After the farm tour, we were invited back to the family’s stunning home with the most amazing and enviable outdoor kitchen. All rooms are designed to live with the outdoors, and clearly, the mother has a green thumb with a beautiful garden. On one of their many outdoor tables, we were served a delicious traditional meal, and an assortment of juices.
We were then shown two ways to make coffee using the same coffee beans, one a slow method using a contraption that resembled a science experiment. And the other like a traditional drip using boiled water. The slower science beaker was hands down smoother and tastier. Blake loved it! Not sure that my 14 year old should be so into coffee but he had multiple cups.
After our meal, we wandered to the closest thing akin to an “industrial” building where they wash, dry and crack the coffee cherries. Washing them causes the ripe ones float to the surface. They are then brought over to dry and are raked and turned throughout the day, and covered at night to prevent them from getting wet. They continue doing this until the moisture content reaches a certain level. Here in this building is also where they have their regular tasting room. We continued along to see the horse stables and open-aired traditional style dry house used to naturally rotate and dry the manure.
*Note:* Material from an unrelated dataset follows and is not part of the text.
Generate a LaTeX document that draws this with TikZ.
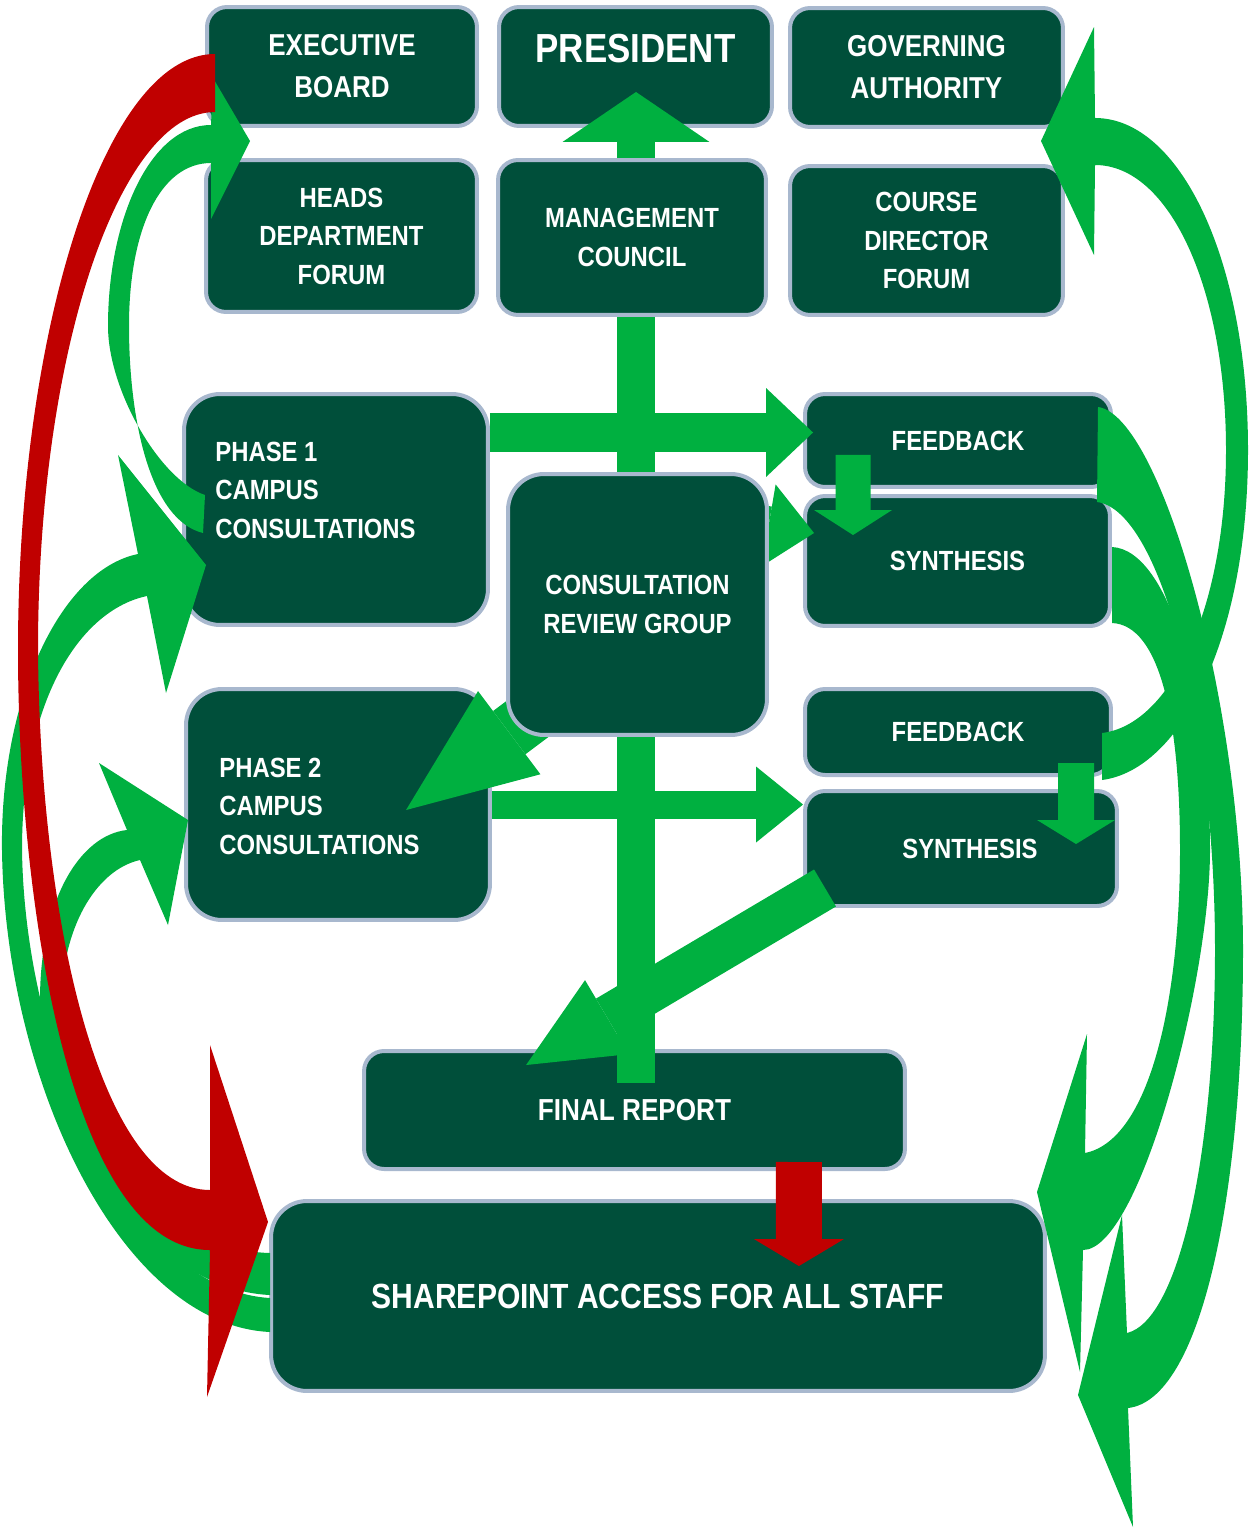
\documentclass[tikz,border=0pt]{standalone}
\usepackage{fontspec}
\setmainfont{Liberation Sans}[FakeStretch=0.86]
\usetikzlibrary{calc,arrows.meta}

\definecolor{boxgreen}{RGB}{0,79,58}
\definecolor{boxedge}{RGB}{168,184,206}
\definecolor{arrowgreen}{RGB}{0,176,64}
\definecolor{arrowred}{RGB}{192,0,0}

\newcommand{\lblfont}{\bfseries\fontsize{15.8}{21.9}\selectfont}
\newcommand{\toplblfont}{\bfseries\fontsize{17.2}{23.9}\selectfont}
\newcommand{\presfont}{\bfseries\fontsize{23.1}{26}\selectfont}
\newcommand{\reportfont}{\bfseries\fontsize{17.3}{20}\selectfont}
\newcommand{\sharefont}{\bfseries\fontsize{19.9}{23}\selectfont}

\tikzset{
  orgbox/.style={draw=boxedge, fill=boxgreen, line width=0.08cm, rounded corners=0.4cm,
    text=white, align=center, inner sep=0pt, font=\lblfont},
  bigorgbox/.style={orgbox, rounded corners=0.72cm},
  boxlabel/.style={text=white, inner sep=0pt, align=left, anchor=west, font=\lblfont},
  greenbar/.style={arrowgreen, line width=#1},
  redbar/.style={arrowred, line width=#1},
  blockhead/.style 2 args={-{Triangle[length=#1, width=#2, line width=0pt]}},
}

\begin{document}
\begin{tikzpicture}[x=0.02cm, y=-0.02cm]
\useasboundingbox (0,0) rectangle (1250,1528);

% Boxes
\node[orgbox, font=\toplblfont, minimum width=5.40cm, minimum height=2.38cm] (exec) at (342,66.5) {EXECUTIVE\\BOARD};
\node[orgbox, minimum width=5.46cm, minimum height=2.38cm] (pres) at (635.5,66.5) {};
\node[boxlabel, font=\presfont, anchor=center] (pres-label) at (635.5,49) {PRESIDENT};
\node[orgbox, font=\toplblfont, minimum width=5.46cm, minimum height=2.38cm] (gov) at (926.5,67.5) {GOVERNING\\AUTHORITY};
\node[orgbox, minimum width=5.42cm, minimum height=3.04cm] (heads) at (341.5,236) {HEADS\\DEPARTMENT\\FORUM};
\node[orgbox, minimum width=5.36cm, minimum height=3.10cm] (mgmt) at (632,237.5) {MANAGEMENT\\COUNCIL};
\node[orgbox, minimum width=5.46cm, minimum height=2.98cm] (course) at (926.5,240.5) {COURSE\\DIRECTOR\\FORUM};
\node[bigorgbox, minimum width=6.08cm, minimum height=4.62cm] (phase1) at (336,509.5) {};
\node[boxlabel] (phase1-label) at (215,490) {PHASE 1\\CAMPUS\\CONSULTATIONS};
\node[bigorgbox, minimum width=6.08cm, minimum height=4.62cm] (phase2) at (338,804.5) {};
\node[boxlabel] (phase2-label) at (219,806) {PHASE 2\\CAMPUS\\CONSULTATIONS};
\node[orgbox, minimum width=6.12cm, minimum height=1.86cm] (fb1) at (958,440.5) {FEEDBACK};
\node[orgbox, minimum width=6.10cm, minimum height=2.60cm] (syn1) at (957.5,561) {SYNTHESIS};
\node[orgbox, minimum width=6.12cm, minimum height=1.72cm] (fb2) at (958,732) {FEEDBACK};
\node[orgbox, minimum width=6.24cm, minimum height=2.30cm] (syn2) at (961,848.5) {\hspace{0.36cm}SYNTHESIS};
\node[orgbox, font=\reportfont, minimum width=10.82cm, minimum height=2.36cm] (final) at (634.5,1110) {FINAL REPORT};
\node[bigorgbox, font=\sharefont, minimum width=15.48cm, minimum height=3.80cm] (share) at (658,1296) {SHAREPOINT ACCESS FOR ALL STAFF};

% Spine, and the arrows that leave from under the review group
\coordinate (spine) at (636,0);
\coordinate (spine-end) at ($(final.north -| spine)+(0,34)$);
\coordinate (crg-pos) at (637.5,604.5);
\draw[greenbar=0.76cm] (mgmt.south -| spine) -- (spine-end);
\draw[greenbar=0.76cm, blockhead={0.92cm}{1.66cm}] ($(crg-pos)+(20,-98)$) -- ($(syn1.west)+(11,-28)$);
\draw[greenbar=1.08cm, blockhead={2.58cm}{2.08cm}] ($(crg-pos)+(-40,62)$) -- ($(phase2.north west)+(222,123)$);

\node[bigorgbox, minimum width=5.18cm, minimum height=5.22cm] (crg) at (crg-pos) {CONSULTATION\\REVIEW GROUP};

% Council up to the president
\draw[greenbar=0.76cm, blockhead={1cm}{2.94cm}] (mgmt.north -| spine) -- ($(pres.south -| spine)+(0,-36)$);

% Phases out to feedback and synthesis
\coordinate (fb1-tip) at ($(fb1.west)+(10,-8)$);
\draw[greenbar=0.78cm, blockhead={0.94cm}{1.78cm}] (phase1.east |- fb1-tip) -- (fb1-tip);
\draw[greenbar=0.56cm, blockhead={0.94cm}{1.52cm}] (phase2.east) -- (phase2.east -| syn2.west);

% Feedback down to synthesis
\draw[greenbar=0.70cm, blockhead={0.5cm}{1.56cm}] ($(fb1.south west)+(50,-34)$) -- ($(syn1.north west)+(50,41)$);
\draw[greenbar=0.72cm, blockhead={0.48cm}{1.56cm}] ($(fb2.south west)+(273,-14)$) -- ($(syn2.north west)+(273,55)$);

% Synthesis to the report, report to sharepoint
\draw[greenbar=0.86cm, blockhead={1.88cm}{1.72cm}] ($(syn2.south west)+(22,-20)$) -- ($(final.north west)+(164,16)$);
\draw[redbar=0.92cm, blockhead={0.54cm}{1.8cm}] ($(final.south east)+(-108,-9)$) -- ($(share.north east)+(-248,67)$);

% Curved loops, left side
% phase 1 up to the executive board
\fill[arrowgreen] (211,125) .. controls (150,125) and (108,220) .. (108,326)
  .. controls (108,390) and (160,480) .. (205,495) -- (203,533)
  .. controls (150,520) and (129,420) .. (129,326)
  .. controls (129,230) and (160,163) .. (211,163)
  -- (211,219) -- (250,141) -- (213,78) -- cycle;
% sharepoint round to phase 1
\fill[arrowgreen] (270,1332) .. controls (120,1325) and (5,1080) .. (2,850)
  .. controls (0,700) and (60,570) .. (138,554)
  -- (118,455) -- (206,565) -- (166,693) -- (147,596)
  .. controls (80,610) and (22,700) .. (22,850)
  .. controls (25,1060) and (130,1290) .. (270,1298) -- cycle;
% sharepoint round to phase 2
\fill[arrowgreen] (270,1295) .. controls (150,1290) and (40,1130) .. (40,1000)
  .. controls (40,900) and (80,835) .. (127,830)
  -- (99,763) -- (188,820) -- (168,925) -- (140,860)
  .. controls (95,870) and (62,930) .. (62,1000)
  .. controls (62,1120) and (150,1250) .. (270,1253) -- cycle;

% Curved loops, right side
% second feedback up to the governing authority
\fill[arrowgreen] (1102,780) .. controls (1180,770) and (1248,640) .. (1248,450)
  .. controls (1248,260) and (1180,118) .. (1095,118)
  -- (1094,27) -- (1041,141) -- (1094,255) -- (1095,165)
  .. controls (1170,165) and (1226,290) .. (1226,450)
  .. controls (1226,610) and (1170,725) .. (1102,733) -- cycle;
% first feedback down past sharepoint
\fill[arrowgreen] (1098,407) .. controls (1160,415) and (1243,700) .. (1243,950)
  .. controls (1243,1200) and (1200,1400) .. (1128,1408)
  -- (1133,1527) -- (1078,1395) -- (1122,1215) -- (1127,1333)
  .. controls (1180,1320) and (1215,1150) .. (1215,950)
  .. controls (1215,720) and (1160,510) .. (1097,502) -- cycle;
% first synthesis down to sharepoint
\fill[arrowgreen] (1112,547) .. controls (1170,550) and (1210,700) .. (1210,850)
  .. controls (1210,980) and (1140,1250) .. (1083,1250)
  -- (1080,1372) -- (1037,1192) -- (1087,1034) -- (1085,1153)
  .. controls (1150,1140) and (1180,1000) .. (1180,850)
  .. controls (1180,720) and (1160,625) .. (1112,623) -- cycle;

% Executive board down to sharepoint
\fill[arrowred] (215,54) .. controls (105,54) and (18,330) .. (18,650)
  .. controls (18,900) and (70,1250) .. (210,1250)
  -- (207,1397) -- (268,1222) -- (210,1045) -- (210,1190)
  .. controls (100,1190) and (40,920) .. (38,650)
  .. controls (38,350) and (120,112) .. (215,112) -- cycle;
\end{tikzpicture}
\end{document}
What is apparent from our tour and time with the family is how enthusiastic they are about finding ways to marry economics with a healthy lifestyle. It’s very inspiring because the farming lifestyle is not an easy one. Organic coffee farming is relatively new in Colombia such that they are also learning by trial and error, and embarking on any small business can have its challenges. One would think teenaged boys might find this a relatively uninteresting activity, but they loved it. It was hard not to feel like a welcomed old friend. Overall, as long as the violence is in its past, Colombia is a fantastic destination for adventure family travel and gives Costa Rica a run for its money. I don’t think I will look at coffee in quite the same way and encourage anyone to consider supporting organic coffee farmers.